Some greens did eventually join Labour though. Both Muscat and myself eventually became respective party leaders. The only times we met at this time was during party leader debates in the run-up to the 2013 general election. I could not help notice his growing stature as a confident and charismatic leader, whose only way was up.
In the meantime, in separate writings, I noted the ‘progressive and moderate’ articulation of the party’s strategy. I said that such a politics without adversaries might win elections but could eventually lead to political implosion due to non-reconcilable interests.
Muscat’s Labour won the election in 2013. His performance was massive. His aura of invincibility was repeated in the European Parliament elections a year later.

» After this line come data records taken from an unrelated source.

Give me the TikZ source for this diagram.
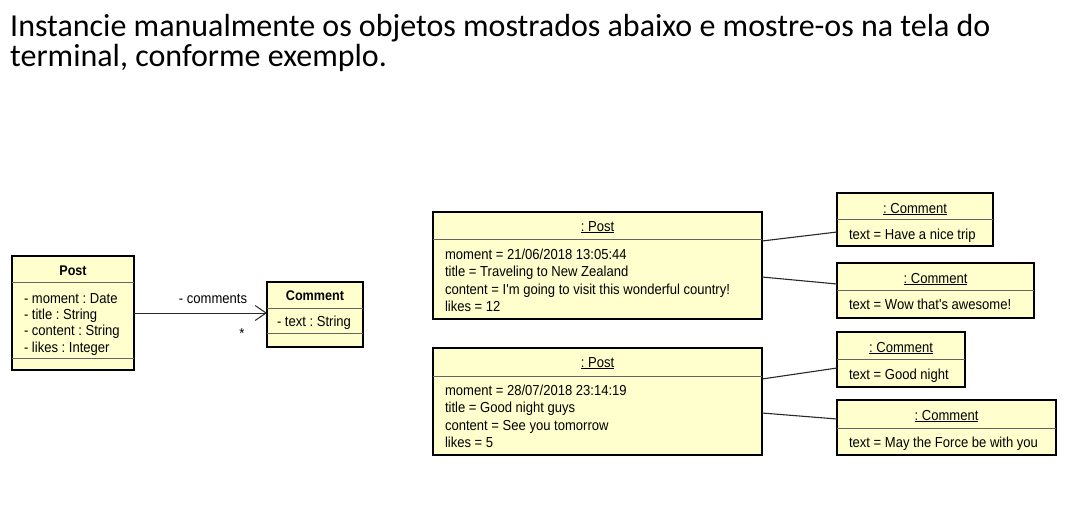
\documentclass[tikz,border=0pt]{standalone}
\usepackage{fontspec}
\setmainfont{Carlito}
\newfontfamily\umlfont[FakeStretch=0.9]{Liberation Sans}
\usetikzlibrary{calc,arrows.meta}
\definecolor{umlfill}{RGB}{255,255,206}
\definecolor{divgray}{RGB}{100,100,100}
\definecolor{linegray}{RGB}{40,40,40}
\frenchspacing
\begin{document}
\frenchspacing
\begin{tikzpicture}[x=1pt,y=-1pt,
  umlbox/.style={draw=black, line width=2.3pt, fill=umlfill, rectangle, inner sep=0pt, outer sep=0pt, anchor=north west},
  divider/.style={draw=divgray, line width=0.9pt},
  umltxt/.style={anchor=base west, inner sep=0pt, outer sep=0pt, font=\umlfont\frenchspacing\fontsize{14.5}{16}\selectfont},
  umlname/.style={anchor=base, inner sep=0pt, outer sep=0pt, font=\umlfont\frenchspacing\fontsize{14.5}{16}\selectfont},
  umlbold/.style={anchor=base, inner sep=0pt, outer sep=0pt, font=\umlfont\bfseries\fontsize{14}{16}\selectfont},
  link/.style={draw=linegray, line width=1.1pt},
  titletxt/.style={anchor=base west, inner sep=0pt, font=\fontsize{32}{36}\selectfont}
]
\useasboundingbox (0,0) rectangle (1069,504);

% title
\node[titletxt] (t1) at (10,36) {Instancie manualmente os objetos mostrados abaixo e mostre-os na tela do};
\node[titletxt] (t2) at (10,66) {terminal, conforme exemplo.};

% ---------- class diagram ----------
\node[umlbox, minimum width=122pt, minimum height=114pt] (pc) at (12,256) {};
\draw[divider] ($(pc.north west)+(0,26)$) -- ($(pc.north east)+(0,26)$);
\draw[divider] ($(pc.north west)+(0,102)$) -- ($(pc.north east)+(0,102)$);
\node[umlbold] (pcn) at (73,275) {Post};
\node[umltxt] (pca1) at (24,303) {- moment : Date};
\node[umltxt] (pca2) at (24,319) {- title : String};
\node[umltxt] (pca3) at (24,335.5) {- content : String};
\node[umltxt] (pca4) at (24,352) {- likes : Integer};

\node[umlbox, minimum width=96pt, minimum height=65pt] (cc) at (267,282) {};
\draw[divider] ($(cc.north west)+(0,26)$) -- ($(cc.north east)+(0,26)$);
\draw[divider] ($(cc.north west)+(0,51)$) -- ($(cc.north east)+(0,51)$);
\node[umlbold] (ccn) at (315,300.5) {Comment};
\node[umltxt] (cca1) at (277,326) {- text : String};

\draw[link, line width=0.9pt, -{Straight Barb[length=11pt,width=15pt,line width=1pt]}]
  ($(pc.north east)+(0,57)$) -- ($(cc.north west)+(0,31)$);
\node[umlname] (rl) at (213,303) {- comments};
\node[umlname] (rm) at (242,338) {*};

% ---------- object diagram ----------
% Post 1
\node[umlbox, minimum width=329pt, minimum height=107pt] (p1) at (433,212) {};
\draw[divider] ($(p1.north west)+(0,27)$) -- ($(p1.north east)+(0,27)$);
\node[umlname] (p1n) at (597.5,231) {\underline{: Post}};
\node[umltxt] (p1a1) at (445,259) {moment = 21/06/2018 13:05:44};
\node[umltxt] (p1a2) at (445,276.5) {title = Traveling to New Zealand};
\node[umltxt] (p1a3) at (445,294) {content = I'm going to visit this wonderful country!};
\node[umltxt] (p1a4) at (445,311.5) {likes = 12};

% Post 2
\node[umlbox, minimum width=329pt, minimum height=107pt] (p2) at (433,348) {};
\draw[divider] ($(p2.north west)+(0,28)$) -- ($(p2.north east)+(0,28)$);
\node[umlname] (p2n) at (597.5,367) {\underline{: Post}};
\node[umltxt] (p2a1) at (445,395) {moment = 28/07/2018 23:14:19};
\node[umltxt] (p2a2) at (445,412.5) {title = Good night guys};
\node[umltxt] (p2a3) at (445,430) {content = See you tomorrow};
\node[umltxt] (p2a4) at (445,447.5) {likes = 5};

% Comment 1
\node[umlbox, minimum width=156pt, minimum height=53pt] (c1) at (837,193) {};
\draw[divider] ($(c1.north west)+(0,26)$) -- ($(c1.north east)+(0,26)$);
\node[umlname] (c1n) at (915,213) {\underline{: Comment}};
\node[umltxt] (c1a) at (849,239) {text = Have a nice trip};

% Comment 2
\node[umlbox, minimum width=197pt, minimum height=55pt] (c2) at (837,263) {};
\draw[divider] ($(c2.north west)+(0,27)$) -- ($(c2.north east)+(0,27)$);
\node[umlname] (c2n) at (935.5,283) {\underline{: Comment}};
\node[umltxt] (c2a) at (849,309) {text = Wow that's awesome!};

% Comment 3
\node[umlbox, minimum width=128pt, minimum height=55pt] (c3) at (837,332) {};
\draw[divider] ($(c3.north west)+(0,27)$) -- ($(c3.north east)+(0,27)$);
\node[umlname] (c3n) at (901,352) {\underline{: Comment}};
\node[umltxt] (c3a) at (849,379) {text = Good night};

% Comment 4
\node[umlbox, minimum width=219pt, minimum height=55pt] (c4) at (837,400) {};
\draw[divider] ($(c4.north west)+(0,28)$) -- ($(c4.north east)+(0,28)$);
\node[umlname] (c4n) at (946.5,420) {\underline{: Comment}};
\node[umltxt] (c4a) at (849,447) {text = May the Force be with you};

% links
\draw[link] ($(p1.north east)+(0,29)$) -- ($(c1.north west)+(0,39)$);
\draw[link] ($(p1.north east)+(0,65)$) -- ($(c2.north west)+(0,21)$);
\draw[link] ($(p2.north east)+(0,31)$) -- ($(c3.north west)+(0,36)$);
\draw[link] ($(p2.north east)+(0,65)$) -- ($(c4.north west)+(0,19)$);
\end{tikzpicture}
\end{document}
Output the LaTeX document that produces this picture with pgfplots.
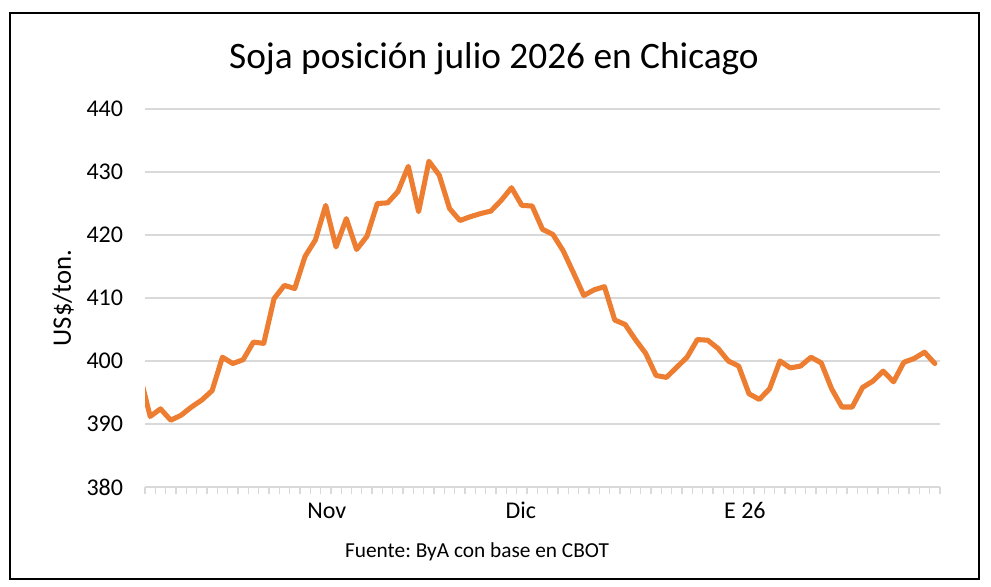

But then cracks started to appear. First it was the Manuel Mallia incident. Then it was Michael Falzon. Both of them lost their positions, but were still coopted within Labour’s governing structure. Anġlu Farrugia had experienced something similar when he was removed from deputy leader for a remark he made before the 2013 general election, only to find himself as speaker in the subsequent parliamentary formation.
Muscat seemed strong with such Labour stalwarts. And he also cemented the loyalty of others in the party through extra-paid duties for parliamentarians and various Tagħna Lkoll exponents.
Cracks grew larger when Muscat announced the development of a private University on Żonqor ODZ land. This resulted in the largest civil society protest ever, influencing Muscat to alter his announced plans. A sort of win-win, if you like.
As Labour’s governance was tainted by constant corrupt practices, parliamentarian Marlene Farrugia distanced herself from Labour, eventually resulting in her role in the Forza Nazzjonali electoral coalition. Labour’s whip Godfrey Farrugia recently followed suit.
When the Panama Papers scandal broke out, Muscat’s image of strength started to be in serious doubt. He could have dismissed Keith Schembri and Konrad Mizzi, but he did the opposite. A series of unintended consequences emerged, and he seemed less in control.
Eventually, Muscat contradicted what he had said some weeks earlier and called an early election, despite having a massive parliamentary majority (unlike Sant in 1998). He also refused to discuss Panama Papers with the European Parliament.
Muscat today retains his charisma and strength as party leader, but he has also become a parody of his former self.
Even if he wins the election (which is in itself doubtful), he may have only postponed implosion.